The proportion of European pension funds ruling out implementing liability-driven investment (LDI) strategies has plummeted over the last year as awareness increases, research shows.

Mercer’s annual European asset allocation survey found increasing allocations to matching assets, typically used in derivative-based LDI strategies.

Overall, the consultant’s research, conducted across 1,200 schemes in 14 European countries, found a return towards the alternative asset class, after seeing a fall in the year previous.

It also reported a slowdown in the falling exposure to equity markets, with the average allocation only falling by 1% across Europe.

In the UK, the reduction was 2 percentage points. However, a slower rate than previously seen, given average equity allocations, fell by 27 percentage points over the last 10 years.

A decrease in exposure to domestic equities continued as European funds diversify, and was matched with an increase to emerging markets.

Almost half of the European funds now have allocations to these markets, a 13 percentage point increase from last year.

The predicted shift of scheme fixed income allocations towards corporate bonds has also yet to materialise on a macro level.

However, Mercer singled out Germany, the Netherlands and Sweden as markets where this was prominent.

The UK’s shift to using index-linked instruments continued, with the proportion of fixed income assets matching inflation now 69%, up from 55% over the last two years.

Overall, the funds allocated 13% to domestic equities, 21% to non-domestic and 52% to fixed income.

Alternatives grew to 9% while property made up 3% of allocations. However, the impact of these asset classes varied significantly across the 14 countries.

Swiss funds allocated 14% of assets to real estate, while Danish funds 20% to alternatives.

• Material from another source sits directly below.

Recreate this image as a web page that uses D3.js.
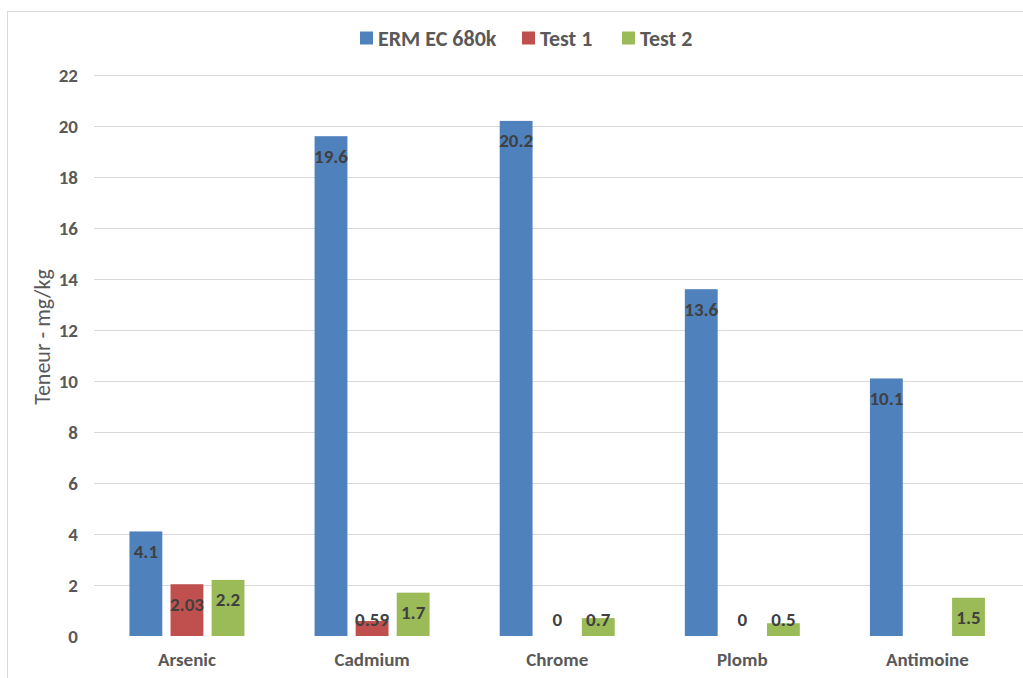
<!DOCTYPE html>
<html><head><meta charset="utf-8">
<script src="https://cdn.jsdelivr.net/npm/d3@7"></script>
<style>body{margin:0;background:#fff}svg{display:block}</style>
</head><body>
<svg id="c" width="1023" height="678"></svg>
<script>
const categories = ["Arsenic","Cadmium","Chrome","Plomb","Antimoine"];
const seriesNames = ["ERM EC 680k","Test 1","Test 2"];
const ermValues = [4.1, 19.6, 20.2, 13.6, 10.1];
const test1Values = [2.03, 0.59, 0, 0, null];
const test2Values = [2.2, 1.7, 0.7, 0.5, 1.5];
const yTicks = [0,2,4,6,8,10,12,14,16,18,20,22];
const colors = ["#4f81bd","#c0504d","#9bbb59"];

const seriesValues = [ermValues, test1Values, test2Values];
const svg = d3.select("#c");
const font = "Calibri, Carlito, Lato, 'Liberation Sans', Arial, sans-serif";

// chart border
svg.append("rect").attr("x",7.5).attr("y",11.5).attr("width",1030).attr("height",700)
  .attr("fill","none").attr("stroke","#d9d9d9");

const x = d3.scaleBand().domain(categories).range([94.4,1020]).paddingInner(0).paddingOuter(0);
const x1 = d3.scaleBand().domain(seriesNames).range([0,115]).paddingInner(0.2).paddingOuter(0);
const y = d3.scaleLinear().domain([0,22]).range([636,75]);
const groupOffset = (x.bandwidth()-115)/2;

// gridlines
svg.append("g").selectAll("line").data(yTicks.filter(t=>t>0)).join("line")
  .attr("x1",94).attr("x2",1023).attr("y1",d=>Math.round(y(d))+0.5).attr("y2",d=>Math.round(y(d))+0.5)
  .attr("stroke","#d9d9d9").attr("stroke-width",1);

// y axis labels
const yAxis = d3.axisLeft(y).tickValues(yTicks).tickSize(0).tickPadding(0).tickFormat(d3.format("d"));
const ya = svg.append("g").attr("transform","translate(78,0)").call(yAxis);
ya.select(".domain").remove();
ya.selectAll("text").attr("font-family",font).attr("font-size",19).attr("font-weight","bold").attr("fill","#595959");

// x axis labels
const xAxis = d3.axisBottom(x).tickSize(0).tickPadding(0);
const xa = svg.append("g").attr("transform","translate(0,652)").call(xAxis);
xa.select(".domain").remove();
xa.selectAll("text").attr("font-family",font).attr("font-size",19).attr("font-weight","bold").attr("fill","#595959");

// bars
const data = [];
categories.forEach((c,i)=>seriesNames.forEach((s,j)=>{
  const v = seriesValues[j][i];
  if (v !== null) data.push({c,s,v,j});
}));
svg.append("g").selectAll("rect").data(data).join("rect")
  .attr("x",d=>x(d.c)+groupOffset+x1(d.s))
  .attr("width",x1.bandwidth())
  .attr("y",d=>y(d.v))
  .attr("height",d=>y(0)-y(d.v))
  .attr("fill",d=>colors[d.j]);

// labels
svg.append("g").selectAll("text").data(data).join("text")
  .attr("x",d=>x(d.c)+groupOffset+x1(d.s)+x1.bandwidth()/2)
  .attr("y",d=>Math.min(y(d.v)+20,619))
  .attr("text-anchor","middle").attr("dominant-baseline","central")
  .attr("font-family",font).attr("font-size",19).attr("font-weight","bold").attr("fill","#404040")
  .text(d=>String(d.v));

// y title
svg.append("text").attr("transform","translate(42,337) rotate(-90)")
  .attr("text-anchor","middle").attr("dominant-baseline","central")
  .attr("font-family",font).attr("font-size",22).attr("fill","#595959")
  .text("Teneur - mg/kg");

// legend
const legendX = [360,522,622];
const lg = svg.append("g").selectAll("g").data(seriesNames).join("g")
  .attr("transform",(d,i)=>`translate(${legendX[i]},38)`);
lg.append("rect").attr("x",0).attr("y",-6.5).attr("width",13).attr("height",13).attr("fill",(d,i)=>colors[i]);
lg.append("text").attr("x",18).attr("y",0).attr("dominant-baseline","central")
  .attr("font-family",font).attr("font-size",22).attr("font-weight","bold").attr("fill","#595959")
  .text(d=>d);
</script>
</body></html>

In comparison, French schemes only allocated 1% to each and held 22% in domestic equities.

Belgium still remained the country with the highest average allocation to equity, followed by Ireland and Sweden.

Norway and Germany led the way in terms of fixed income, with schemes allocating more than 65% of assets.

Within alternatives, 41% of the funds had allocations to real assets, such as core property and infrastructure, with an average allocation of 6%.

Growth-orientated fixed income allocations were held by 27% of schemes and mainly consisted of emerging market debt and high yield.

Almost a fifth (17%) held hedge fund allocations. However, Mercer reported no fund-of-funds searches for the second year running, as schemes tire of the double-layer fee approach and allocate directly.

Mercer saw a 3 percentage point increase in the proportion of schemes conducting LDI strategies from last year, but stressed this was dominated by schemes larger than €500m.

Only 12% of funds said they had not considered the strategy at any level, a figure that hit 29% last year.

Mercer’s European director of strategic research, Phil Edwards, said that, despite the relatively small increase in LDI use, the management of risk remained a concern for trustees.

“The complexity and governance challenges around LDI may have acted as a barrier for smaller schemes in the past,” he said.

“Given the range of pooled and delegated LDI approaches now available, we expect to see the gap in take-up between large and small schemes reduce over time.”